"For those of you who are interested in statistics, this is a five-sigma event. So it's five standard deviations beyond the mean. Which means that if nothing had changed, we'd expect to see a winter like this about once every 7.5 million years.

[...]

She fears a further change in the balance could trigger a tipping point from where it's difficult to reverse the trajectory. "We might end up in a new state," she said. "That would be quite concerning to the sustainability of human conditions on Earth, I suspect.

  • Tachanka [comrade/them]
    ·
    1 year ago

    Humans wanted this to happen.

    Nah. Everyone currently alive was born after the machinery of climate change was already set in motion. I don't think even the ruling class "wanted" this to happen because it threatens their comfortable lives as well. They just wanted infinite growth on a finite planet, because they're delusional and their ideology is on autopilot. That's not the same as wanting climate change, because wanting climate change at least acknowledges it as a real thing that is happening.

    I think what happened is that generalized commodity production, industrialization, colonialism, and imperialism came together to create the perfect storm of irreversible climate change. After all, the only way for the imperial periphery, that is, the "third world" to get the boot of the imperial core ("first world") off of its neck, is to industrialize, build up arsenals of nuclear and conventional weapons, etc, and defend themselves from imperialism. But in the process of building up the productive forces and the means to defend themselves, they become part of what is driving climate change. What is driving climate change is an arms race of wasteful overproduction for the sake of "self defense" between nations that view each other as threats. We're in a global prisoner dilemma where every party has a short term incentive to ignore the long term problem. In a situation like that, individuals can go against the grain, but it has not yet been statistically enough to reverse the general course of things.

    If you and I went out tomorrow and threw literally every fossil fuel executive down a mineshaft, it would not change the general character of production as a whole, nor would it change the global transportation networks that are already in place and hooked on fossil fuels. Nor would it stop the generalized process of extraction, production, and pollution that drives climate change.

    • BodyBySisyphus [he/him]
      ·
      1 year ago

      If you and I went out tomorrow and threw literally every fossil fuel executive down a mineshaft, it would not change the general character of production as a whole, nor would it change the global transportation networks that are already in place and hooked on fossil fuels. Nor would it stop the generalized process of extraction, production, and pollution that drives climate change.
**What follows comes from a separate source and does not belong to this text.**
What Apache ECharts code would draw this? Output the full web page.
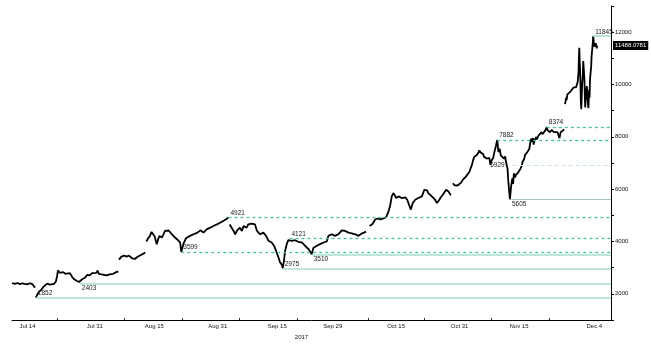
<!DOCTYPE html>
<html>
<head>
<meta charset="utf-8">
<title>BTC 2017</title>
<script src="https://cdn.jsdelivr.net/npm/echarts@6/dist/echarts.min.js"></script>
<style>
  html, body { margin: 0; padding: 0; background: #fff; }
  #chart { width: 651px; height: 345px; }
</style>
</head>
<body>
<div id="chart"></div>
<script>
// ---- data -------------------------------------------------------------
// Time is counted in days since 14 Jul 2017; a null price is a break in the feed.
const startDate = '2017-07-14';

const days = [
  -3.9, -3.2, -2.5, -1.9, -1.3, -0.7, 0, 0.6, 1.2, 1.7, 1.9, 2.0,
  2.1, 2.7, 3.4, 4.0, 4.4, 5.0, 5.6, 6.1, 6.7, 7.2, 7.5, 7.7, 8.2, 8.6, 9.0, 9.6, 10.1, 10.7,
  11.3, 11.8, 12.4, 13.0, 13.2, 13.8, 14.5, 15.1, 15.7, 16.3, 16.8, 17.4, 17.7, 18.0, 18.7,
  19.3, 19.9, 20.8, 21.6, 22.4, 22.9, 23.0,
  23.1, 23.7, 24.4, 25.0, 25.6, 26.4, 27.1, 27.7, 28.6, 29.4, 29.7, 29.85,
  30.0, 30.4, 30.9, 31.3, 31.7, 32.1, 32.6, 33.0, 33.3, 33.9, 34.4, 34.7, 35.2, 35.6, 36.0,
  36.8, 37.7, 38.1, 38.5, 38.8, 39.3, 40.0, 40.5, 41.0, 41.9, 42.3, 42.9, 43.6, 44.4, 45.2,
  46.1, 46.9, 47.3, 47.8, 48.6, 49.1, 49.6, 50.3, 50.7, 50.85,
  51.0, 51.5, 52.0, 52.4, 52.6, 52.8, 53.2, 53.6, 54.1, 54.5, 54.9, 55.3, 55.7, 56.2, 56.6,
  57.0, 57.4, 57.9, 58.3, 58.7, 59.1, 59.5, 60.0, 60.2, 60.8, 61.2, 61.6, 62.2, 62.7, 63.3,
  63.7, 64.2, 64.4, 64.7, 65.0, 65.4, 65.8, 66.1, 66.7, 67.1, 67.5, 67.9, 68.3, 68.8, 69.2,
  69.6, 70.0, 70.5, 70.9, 71.3, 71.7, 72.1, 72.6, 73.0, 73.4, 73.8, 74.2, 74.7, 75.1, 75.5,
  75.9, 76.3, 76.8, 77.2, 77.6, 78.0, 78.4, 78.9, 79.3, 79.7, 80.1, 81.0, 81.8, 82.7, 83.5,
  84.3, 84.9, 85.4, 85.8,
  86.3, 86.7, 87.1, 87.7, 88.3, 88.6, 89.0, 89.4, 89.8, 90.5, 91.1, 91.5, 91.9, 92.3, 92.7,
  93.0, 93.6, 94.0, 94.4, 94.8, 95.3, 95.8, 96.3, 96.7, 97.2, 97.8, 98.6, 99.0, 99.5, 100.1,
  100.6, 100.8, 101.1, 101.6, 102.0, 102.4, 102.8, 103.3, 103.6, 103.9, 104.3, 104.8, 105.2,
  105.6, 106.2, 106.8, 107.0,
  107.3, 107.7, 108.1, 108.5, 109.0, 109.4, 109.8, 110.2, 110.6, 111.1, 111.5, 111.8, 112.1,
  112.4, 112.7, 113.0, 113.3, 113.7, 114.0, 114.3, 114.6, 114.9, 115.2, 115.5, 115.9, 116.2,
  116.5, 116.8, 117.1, 117.5, 117.7, 118.0, 118.2, 118.5, 118.8, 119.1, 119.4, 119.9, 120.2,
  120.5, 120.7, 121.1, 121.3, 121.6, 121.7, 122.0, 122.3, 122.5, 122.7, 123.0, 123.2, 123.6,
  123.8, 124.1, 124.4, 124.7, 124.9, 125.3, 125.5, 125.8, 126.1, 126.3, 126.6, 126.8, 127.0,
  127.2, 127.5, 127.7, 127.9, 128.0, 128.3, 128.5, 128.9, 129.0, 129.3, 129.7, 129.9, 130.1,
  130.3, 130.6, 130.8, 131.0, 131.2, 131.4, 131.6, 131.8, 132.2, 132.5, 132.8, 133.1, 133.3,
  133.7, 134.0, 134.2, 134.5, 134.8, 135.0, 135.4, 135.5,
  135.6, 135.9, 136.0, 136.2, 136.4, 136.7, 137.1, 137.4, 137.7, 138.0, 138.1, 138.4, 138.6,
  138.8, 139.0, 139.1, 139.2, 139.3, 139.4, 139.5, 139.6, 139.7, 139.9, 140.1, 140.2, 140.5,
  140.6, 140.7, 140.9, 141.1, 141.3, 141.5, 141.7, 141.8, 141.9, 142.2, 142.3, 142.6, 142.7,
  143.0, 143.2, 143.4, 143.6, 143.7
];

const prices = [
  2415, 2377, 2415, 2366, 2403, 2377, 2366, 2403, 2377, 2328, 2238, null,
  1852, 2038, 2140, 2264, 2328, 2389, 2351, 2415, 2377, 2479, 2705, 2894, 2804, 2766, 2830, 2766, 2804, 2792,
  2641, 2555, 2502, 2453, 2403, 2555, 2615, 2728, 2705, 2792, 2728, 2804, 2894, 2766, 2743,
  2728, 2705, 2743, 2766, 2830, 2856, null,
  3309, 3423, 3460, 3423, 3460, 3358, 3332, 3408, 3483, 3547, 3585, null,
  4000, 4113, 4215, 4366, 4404, 4189, 3898, 4100, 4215, 4151, 4300, 4404, 4340, 4420, 4377,
  4215, 4087, 4050, 3962, 3599, 3898, 4125, 4080, 4215, 4276, 4230, 4340, 4426, 4340, 4464,
  4528, 4593, 4560, 4653, 4717, 4690, 4804, 4868, 4921, null,
  4653, 4528, 4404, 4276, 4215, 4404, 4464, 4528, 4404, 4593, 4593, 4528, 4653, 4653, 4679,
  4620, 4653, 4404, 4340, 4276, 4330, 4340, 4280, 4215, 4026, 4000, 3962, 3838, 3649, 3396,
  3208, 3100, 2975, 3272, 3649, 3898, 4050, 4121, 4026, 4080, 4049, 4000, 3989, 4020, 3962,
  3900, 3838, 3780, 3710, 3640, 3510, 3747, 3720, 3838, 3800, 3898, 3870, 3962, 3940, 4000,
  4215, 4215, 4276, 4250, 4215, 4250, 4276, 4330, 4426, 4390, 4404, 4340, 4313, 4276, 4215,
  4302, 4340, 4377, null,
  4593, 4560, 4679, 4842, 4880, 4830, 4842, 4900, 4880, 4932, 5158, 5385, 5725, 5849, 5760,
  5661, 5725, 5690, 5661, 5720, 5687, 5597, 5385, 5219, 5472, 5597, 5661, 5630, 5725, 5974,
  6038, 5950, 5849, 5790, 5725, 5680, 5597, 5472, 5530, 5597, 5700, 5786, 5880,
  5974, 5914, 5763, null,
  6227, 6150, 6102, 6140, 6163, 6250, 6351, 6420, 6479, 6550, 6668, 6800, 6918,
  7100, 7234, 7180, 7295, 7380, 7484, 7400, 7423, 7350, 7234, 7300, 7170, 7230,
  7196, 6929, 7106, 7200, 7359, 7550, 7672, 7882, 7423, 7550, 7295, 7359, 7170,
  7250, 7046, 6793, 6291, 5786, 5605, 6102, 6415, 6200, 6604, 6450, 6540, 6500,
  6642, 6600, 6793, 6900, 7046, 7150, 7295, 7350, 7423, 7480, 7548, 7750, 7925,
  7800, 7951, 7700, 7861, 7920, 7988, 7900, 8050, 7980, 8114, 8178, 8100, 8050,
  8150, 8239, 8300, 8374, 8250, 8239, 8300, 8178, 8260, 8239, 8180, 8114, 8230,
  8178, 8200, 7950, 8178, 8150, 8239, 8277, null,
  9250, 9499, 9400, 9623, 9560, 9687, 9748, 9720, 9876, 9850, 9936, 9900, 10000,
  10100, 10442, 11000, 11400, 10900, 10567, 10000, 9300, 9058, 9936, 10400, 10900, 10189,
  9500, 9121, 9700, 9936, 9434, 9100, 9812, 9500, 10189, 10692, 11069, 11572, 11845,
  11446, 11520, 11572, 11384, 11488.0781
];

// Support / resistance levels: value, day of the extreme, day the level line begins
const levelValues   = [1852, 2403, 2975, 3510, 3599, 4121, 4921, 5605, 6929, 7882, 8374, 11845];
const levelDays     = [2.1, 13.2, 64.4, 71.7, 38.8, 66.1, 50.7, 121.7, 116.8, 118.5, 131.0, 142.7];
const levelLineFrom = [2.1, 13.2, 64.4, 71.7, 38.8, 66.1, 50.7, 121.7, 122.4, 118.5, 131.0, 142.7];

// Axis
const xStartDay = -3.9;
const xEndDay = 147.2;
const tickLabelDates = ['2017-07-14', '2017-07-31', '2017-08-15', '2017-08-31', '2017-09-15',
                        '2017-09-29', '2017-10-15', '2017-10-31', '2017-11-15', '2017-12-04'];
const tickLabels = ['Jul 14', 'Jul 31', 'Aug 15', 'Aug 31', 'Sep 15',
                    'Sep 29', 'Oct 15', 'Oct 31', 'Nov 15', 'Dec 4'];
const minorTickDates = ['2017-07-21T12:00', '2017-08-07T12:00', '2017-08-22', '2017-09-05T12:00',
                        '2017-09-20', '2017-10-08', '2017-10-22', '2017-11-08', '2017-11-22T12:00'];
const yearLabel = '2017';

// ---- rendering --------------------------------------------------------
const DAY = 86400000;
const t0 = Date.parse(startDate + 'T00:00:00Z');
const dayOf = s => (Date.parse((s.length > 10 ? s : s + 'T00:00') + ':00Z') - t0) / DAY;

const labelDays = tickLabelDates.map(dayOf);
const minorDays = minorTickDates.map(dayOf);

const priceData = days.map((d, i) => [d, prices[i] === null ? '-' : prices[i]]);
const lastPrice = prices[prices.length - 1];

const FONT = 'Liberation Sans, Arial, sans-serif';

const looks = {
  support: { color: '#a9dfc8', width: 1.6, type: 'solid' },
  floor:   { color: '#9fcab9', width: 1.1, type: 'solid' },
  pivot:   { color: '#4cc393', width: 1.3, type: [3, 3] },
  faint:   { color: '#c6e6da', width: 1.1, type: [4, 3] }
};
const levelLook = {
  1852: ['support', 'top'], 2403: ['support', 'bottom'], 2975: ['support', 'top'],
  3510: ['support', 'bottom'], 3599: ['pivot', 'top'], 4121: ['pivot', 'top'],
  4921: ['pivot', 'top'], 5605: ['floor', 'bottom'], 6929: ['faint', 'left'],
  7882: ['pivot', 'top'], 8374: ['pivot', 'top'], 11845: ['support', 'top']
};

const levelLines = levelValues.map((v, i) => {
  const [kind, side] = levelLook[v];
  const lk = looks[kind];
  let label;
  if (side === 'left') {
    label = { position: 'start', distance: 8, padding: [9, 0, 0, 0] };
  } else {
    label = { position: side === 'top' ? 'insideStartTop' : 'insideStartBottom', distance: [2, 1] };
  }
  Object.assign(label, {
    show: true, formatter: String(v), color: '#1a1a1a', fontSize: 6.5, fontFamily: FONT
  });
  return [
    { coord: [levelLineFrom[i], v], lineStyle: { color: lk.color, width: lk.width, type: lk.type }, label },
    { coord: [xEndDay, v] }
  ];
});

const chart = echarts.init(document.getElementById('chart'), null, { renderer: 'canvas' });
chart.setOption({
  animation: false,
  backgroundColor: '#fff',
  grid: { left: 12, right: 40, top: 6, bottom: 22, containLabel: false },
  xAxis: {
    type: 'value',
    min: xStartDay,
    max: xEndDay,
    splitLine: { show: false },
    axisLine: { show: true, onZero: false, lineStyle: { color: '#000', width: 1 } },
    axisTick: { show: true, inside: true, length: 2, customValues: minorDays, lineStyle: { color: '#333' } },
    axisLabel: {
      customValues: labelDays,
      formatter: v => {
        const k = labelDays.findIndex(d => Math.abs(d - v) < 1e-6);
        return k >= 0 ? tickLabels[k] : '';
      },
      fontSize: 6, color: '#111', fontFamily: FONT, margin: 3
    },
    name: yearLabel,
    nameLocation: 'middle',
    nameGap: 14,
    nameTextStyle: { fontSize: 6, color: '#111', fontFamily: FONT, padding: [0, 20, 0, 0] }
  },
  yAxis: {
    type: 'value',
    position: 'right',
    min: 1000,
    max: 13000,
    interval: 1000,
    splitLine: { show: false },
    axisLine: { show: true, onZero: false, lineStyle: { color: '#000', width: 1 } },
    axisTick: { show: true, inside: false, length: 3, lineStyle: { color: '#000' } },
    axisLabel: {
      formatter: v => (v % 2000 === 0 ? String(v) : ''),
      fontSize: 6, color: '#111', fontFamily: FONT, margin: 4
    }
  },
  series: [
    {
      name: 'levels',
      type: 'line',
      data: [],
      z: 1,
      silent: true,
      markLine: { symbol: 'none', silent: true, animation: false, data: levelLines }
    },
    {
      name: 'XBT',
      type: 'line',
      data: priceData,
      z: 3,
      clip: false,
      showSymbol: false,
      connectNulls: false,
      lineStyle: { color: '#000', width: 1.8 },
      itemStyle: { color: '#000' },
      markLine: {
        symbol: 'none', silent: true, animation: false,
        data: [{
          yAxis: lastPrice,
          lineStyle: { color: 'rgba(0,0,0,0)', width: 0 },
          label: {
            show: true, position: 'end', distance: 2,
            formatter: lastPrice.toFixed(4),
            backgroundColor: '#000', color: '#fff', padding: [2, 2, 1, 2],
            fontSize: 6, fontFamily: FONT
          }
        }]
      }
    }
  ]
});
</script>
</body>
</html>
      Yeah but it'd make me feel better (speaking entirely hypothetically).

    • M68040 [they/them]
      ·
      edit-2
      1 year ago

      I think part of the problem is that the chain of societies we've built is plain too complex for anyone to really keep under control or even effectively coordinate, too. Even by the people who think they grasp enough of it to get a rein on it. At scale, a lot of systems take on lives of their own.

    • UlyssesT [he/him]
      ·
      1 year ago

      The scariest version of world leadership is a lack of it. And we're living that.

      It's a bunch of rich assholes convinced of their own genius all picking apart what's left of global infrastructure to build their little piles of vanity, all expecting handlers to fix things that they continue to break.